= Camphill Movement =

Special education

The Camphill Movement is an initiative for social change based on the principles of anthroposophy. Camphill communities are residential communities and schools that provide support for the education, employment, and daily lives of adults and children with developmental disabilities, mental health problems, or other special needs.

There are over 100 Camphill communities in more than 20 countries across Europe, North America, Southern Africa and Asia.

==History==
Pilgramshaim, a precursor to the Camphill Movement, was established in Silesia in 1929 by Karl König, an Austrian paediatrician. It had 150 children under its care in 1936, before König was forced out of Germany due to Nazi persecution, first to Austria and then, following the Anschluss, to Aberdeen.

The movement was founded in 1939 at Kirkton House near Aberdeen by a group that included König. It was his view that every human being possessed a healthy "inner personality" that was independent of their outer characteristics, including characteristics marking developmental or mental disability, and the role of the school was to recognize, nurture and educate this essential self. The communities' philosophy, anthroposophy, states that "a perfectly formed spirit and destiny belong to each human being." The underlying principles of König's Camphill school were derived from concepts of education and social life outlined decades earlier by anthroposophist Rudolf Steiner (1861–1925). Today there are over 100 communities worldwide, in more than 20 countries, mainly in Europe, but also in North America and Southern Africa.

The Camphill Movement takes its name from Camphill Estate in the Milltimber area of Aberdeen, Scotland, where the Camphill pioneers moved to with their first community for children with special needs in June 1940. Camphill Estate is now a campus of Camphill School Aberdeen.
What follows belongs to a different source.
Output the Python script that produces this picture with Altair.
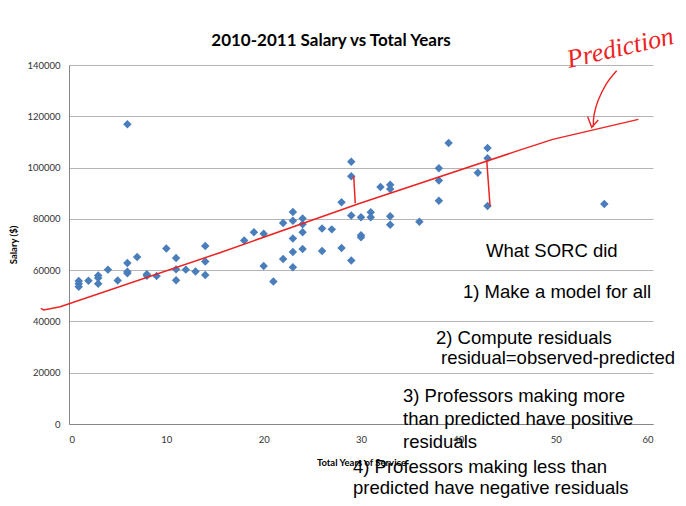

There are six Camphills in the Aberdeen area.

==Accolades==
The Camphill School Aberdeen was noted in the HMI/Care Commission report for 2007 as meeting "very good" to "excellent" standards, The school also holds Autism Accreditation from the National Autistic Society.

The Botton village received the Deputy Prime Minister's Award for Sustainable Communities in 2005; the award cited the community's dedication to the ethos of sustainability and mutual respect, as well as their concrete achievements in these areas.